- [WHAT THE TASK REQUIRES] Skip all pictures, then copy the lines from the start of the data through the line with "const yTickSteps = [0.8, 0.7, 0.75];", keeping both ends.

- [RECORDED INFORMATION]

☆ ☆ ☆

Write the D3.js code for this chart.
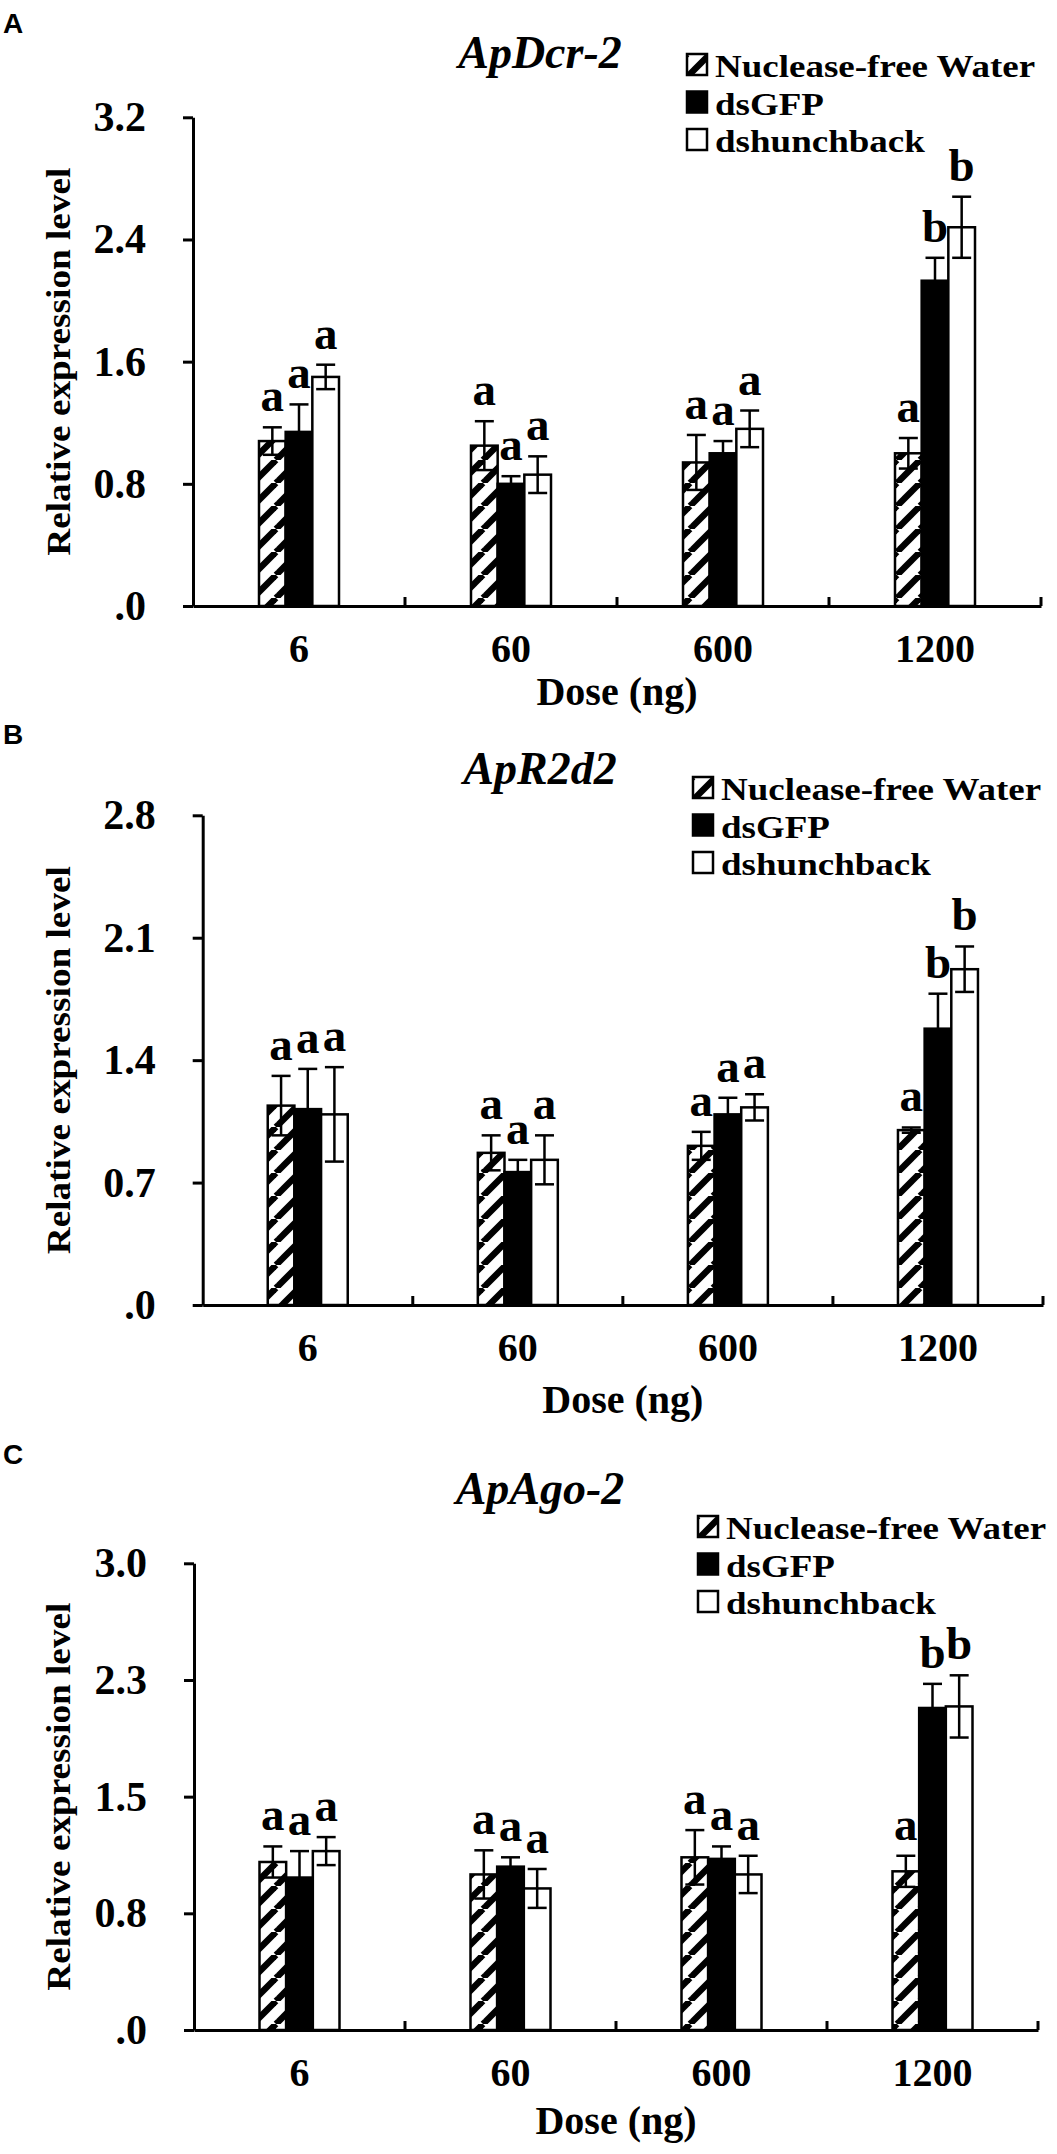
<!DOCTYPE html>
<html>
<head>
<meta charset="utf-8">
<script src="https://cdn.jsdelivr.net/npm/d3@7"></script>
<style>
    html, body { margin: 0; padding: 0; background: #fff; }
    svg text { font-family: "Liberation Serif", "Times New Roman", serif; font-weight: bold; fill: #000; }
</style>
</head>
<body>
<svg id="figure" width="1057" height="2154"></svg>
<script>
// Doses and treatments (shared by the three panels)
const doses = ["6", "60", "600", "1200"];
const treatments = ["Nuclease-free Water", "dsGFP", "dshunchback"];
const genes = ["ApDcr-2", "ApR2d2", "ApAgo-2"];
const panelTags = ["A", "B", "C"];
const yMaxes = [3.2, 2.8, 3.0];
const yTickSteps = [0.8, 0.7, 0.75];

// Relative expression, one row per treatment, one column per dose
const dcr2Means  = [[1.08, 1.05, 0.94, 1.00], [1.14, 0.80, 1.00, 2.13], [1.50, 0.86, 1.16, 2.48]];
const dcr2Errors = [[0.09, 0.16, 0.18, 0.10], [0.18, 0.05, 0.08, 0.15], [0.08, 0.12, 0.12, 0.20]];
const dcr2Letters = [["a", "a", "a", "a"], ["a", "a", "a", "b"], ["a", "a", "a", "b"]];

const r2d2Means  = [[1.14, 0.87, 0.91, 1.00], [1.12, 0.76, 1.09, 1.58], [1.09, 0.83, 1.13, 1.92]];
const r2d2Errors = [[0.17, 0.10, 0.08, 0.015], [0.23, 0.07, 0.095, 0.20], [0.27, 0.14, 0.075, 0.13]];
const r2d2Letters = [["a", "a", "a", "a"], ["a", "a", "a", "b"], ["a", "a", "a", "b"]];

const ago2Means  = [[1.08, 1.00, 1.11, 1.02], [0.98, 1.05, 1.10, 2.07], [1.15, 0.91, 1.00, 2.08]];
const ago2Errors = [[0.10, 0.155, 0.175, 0.10], [0.17, 0.06, 0.08, 0.155], [0.09, 0.125, 0.12, 0.20]];
const ago2Letters = [["a", "a", "a", "a"], ["a", "a", "a", "b"], ["a", "a", "a", "b"]];

const allMeans = [dcr2Means, r2d2Means, ago2Means];
const allErrors = [dcr2Errors, r2d2Errors, ago2Errors];
const allLetters = [dcr2Letters, r2d2Letters, ago2Letters];

// Where each panel sits on the page
const layouts = [
    { left: 193, right: 1041, top: 117.3, bottom: 606, tagY: 33, titleY: 68, legX: 687, legY: 77, doseY: 705 },
    { left: 202.7, right: 1043, top: 815.3, bottom: 1305, tagY: 744, titleY: 784, legX: 693, legY: 800, doseY: 1413 },
    { left: 194, right: 1038, top: 1563.3, bottom: 2030, tagY: 1464, titleY: 1504, legX: 698, legY: 1539, doseY: 2134 }
];

const svg = d3.select('#figure');
svg.append('rect').attr('width', 1057).attr('height', 2154).attr('fill', '#fff');

// Diagonal hatch for the water control
const pat = svg.append('defs').append('pattern')
    .attr('id', 'hatch')
    .attr('patternUnits', 'userSpaceOnUse')
    .attr('width', 23)
    .attr('height', 23);
pat.append('rect').attr('width', 23).attr('height', 23).attr('fill', '#fff');
[[0, 23, 23, 0], [-23, 23, 0, 0], [23, 23, 46, 0]].forEach(c => {
    pat.append('line')
        .attr('x1', c[0]).attr('y1', c[1]).attr('x2', c[2]).attr('y2', c[3])
        .attr('stroke', '#000').attr('stroke-width', 6.5);
});

const fills = ['url(#hatch)', '#000', '#fff'];

function drawPanel(p) {
    const L = layouts[p];
    const means = allMeans[p];
    const errors = allErrors[p];
    const letters = allLetters[p];

    const y = d3.scaleLinear().domain([0, yMaxes[p]]).range([L.bottom, L.top]);
    const x = d3.scaleBand().domain(doses).range([L.left, L.right]);
    const xIn = d3.scaleBand().domain(treatments).range([-40, 40]);

    const g = svg.append('g');

    // panel tag
    g.append('text')
        .attr('x', 3).attr('y', L.tagY)
        .style('font-family', '"Liberation Sans", Arial, sans-serif')
        .style('font-size', '28px')
        .text(panelTags[p]);

    // gene title
    g.append('text')
        .attr('x', 540).attr('y', L.titleY)
        .attr('text-anchor', 'middle')
        .style('font-size', '46px')
        .style('font-style', 'italic')
        .text(genes[p]);

    // flat records for the bars
    const rows = [];
    treatments.forEach((t, i) => {
        doses.forEach((d, j) => {
            rows.push({ t: t, i: i, d: d, v: means[i][j], e: errors[i][j], lab: letters[i][j] });
        });
    });

    const barX = r => x(r.d) + x.bandwidth() / 2 + xIn(r.t);

    g.selectAll('.bar')
        .data(rows)
        .enter()
        .append('rect')
        .attr('class', 'bar')
        .attr('x', barX)
        .attr('y', r => y(r.v))
        .attr('width', xIn.bandwidth())
        .attr('height', r => y(0) - y(r.v))
        .attr('fill', r => fills[r.i])
        .attr('stroke', '#000')
        .attr('stroke-width', 2.5);

    // error bars
    const err = g.selectAll('.err')
        .data(rows)
        .enter()
        .append('g')
        .attr('class', 'err')
        .attr('transform', r => `translate(${barX(r) + xIn.bandwidth() / 2},0)`);
    err.append('line')
        .attr('y1', r => y(r.v - r.e)).attr('y2', r => y(r.v + r.e))
        .attr('stroke', '#000').attr('stroke-width', 2.5);
    err.append('line')
        .attr('x1', -9.5).attr('x2', 9.5)
        .attr('y1', r => y(r.v + r.e)).attr('y2', r => y(r.v + r.e))
        .attr('stroke', '#000').attr('stroke-width', 2.5);
    err.append('line')
        .attr('x1', -9.5).attr('x2', 9.5)
        .attr('y1', r => y(r.v - r.e)).attr('y2', r => y(r.v - r.e))
        .attr('stroke', '#000').attr('stroke-width', 2.5);

    // significance letters
    g.selectAll('.sig')
        .data(rows)
        .enter()
        .append('text')
        .attr('class', 'sig')
        .attr('x', r => barX(r) + xIn.bandwidth() / 2)
        .attr('y', r => y(r.v + r.e) - 16)
        .attr('text-anchor', 'middle')
        .style('font-size', '47px')
        .text(r => r.lab);

    // y axis
    const ticks = d3.range(0, yMaxes[p] + yTickSteps[p] / 2, yTickSteps[p]);
    const yAxis = g.append('g')
        .attr('transform', `translate(${L.left},0)`)
        .call(d3.axisLeft(y)
            .tickValues(ticks)
            .tickSize(10)
            .tickSizeOuter(0)
            .tickPadding(37)
            .tickFormat(v => v === 0 ? '.0' : v.toFixed(1)));
    yAxis.select('.domain').attr('stroke-width', 3);
    yAxis.selectAll('.tick line').attr('stroke-width', 3);
    yAxis.selectAll('.tick text').style('font-size', '42px');

    // x axis
    const xAxis = g.append('g')
        .attr('transform', `translate(0,${L.bottom})`)
        .call(d3.axisBottom(x).tickSize(0).tickSizeOuter(0).tickPadding(28));
    xAxis.select('.domain').attr('stroke-width', 3);
    xAxis.selectAll('.tick text').style('font-size', '40px');

    g.selectAll('.xtick')
        .data(doses)
        .enter()
        .append('line')
        .attr('class', 'xtick')
        .attr('x1', d => x(d) + x.bandwidth())
        .attr('x2', d => x(d) + x.bandwidth())
        .attr('y1', L.bottom)
        .attr('y2', L.bottom - 9)
        .attr('stroke', '#000')
        .attr('stroke-width', 3);

    // axis titles
    g.append('text')
        .attr('x', (L.left + L.right) / 2)
        .attr('y', L.doseY)
        .attr('text-anchor', 'middle')
        .style('font-size', '40px')
        .text('Dose (ng)');

    g.append('text')
        .attr('transform', `translate(70,${(L.top + L.bottom) / 2}) rotate(-90)`)
        .attr('text-anchor', 'middle')
        .attr('textLength', 388)
        .attr('lengthAdjust', 'spacingAndGlyphs')
        .style('font-size', '33px')
        .text('Relative expression level');

    // legend (rows sit close together, so a slightly smaller font is stretched to full width)
    const leg = g.selectAll('.leg')
        .data(treatments)
        .enter()
        .append('g')
        .attr('class', 'leg')
        .attr('transform', (t, i) => `translate(${L.legX},${L.legY + i * 37.5})`);
    leg.append('rect')
        .attr('x', 0).attr('y', -23)
        .attr('width', 20).attr('height', 21)
        .attr('fill', (t, i) => fills[i])
        .attr('stroke', '#000')
        .attr('stroke-width', 2.5);
    leg.append('text')
        .attr('x', 28).attr('y', 0)
        .style('font-size', '32px')
        .text(t => t)
        .each(function() {
            const w = this.getComputedTextLength();
            d3.select(this)
                .attr('textLength', w * 37 / 32)
                .attr('lengthAdjust', 'spacingAndGlyphs');
        });
}

genes.forEach((gene, p) => drawPanel(p));
</script>
</body>
</html>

☆ ☆ ☆

- [FULL RESPONSE]
Write the D3.js code for this chart.
<!DOCTYPE html>
<html>
<head>
<meta charset="utf-8">
<script src="https://cdn.jsdelivr.net/npm/d3@7"></script>
<style>
    html, body { margin: 0; padding: 0; background: #fff; }
    svg text { font-family: "Liberation Serif", "Times New Roman", serif; font-weight: bold; fill: #000; }
</style>
</head>
<body>
<svg id="figure" width="1057" height="2154"></svg>
<script>
// Doses and treatments (shared by the three panels)
const doses = ["6", "60", "600", "1200"];
const treatments = ["Nuclease-free Water", "dsGFP", "dshunchback"];
const genes = ["ApDcr-2", "ApR2d2", "ApAgo-2"];
const panelTags = ["A", "B", "C"];
const yMaxes = [3.2, 2.8, 3.0];
const yTickSteps = [0.8, 0.7, 0.75];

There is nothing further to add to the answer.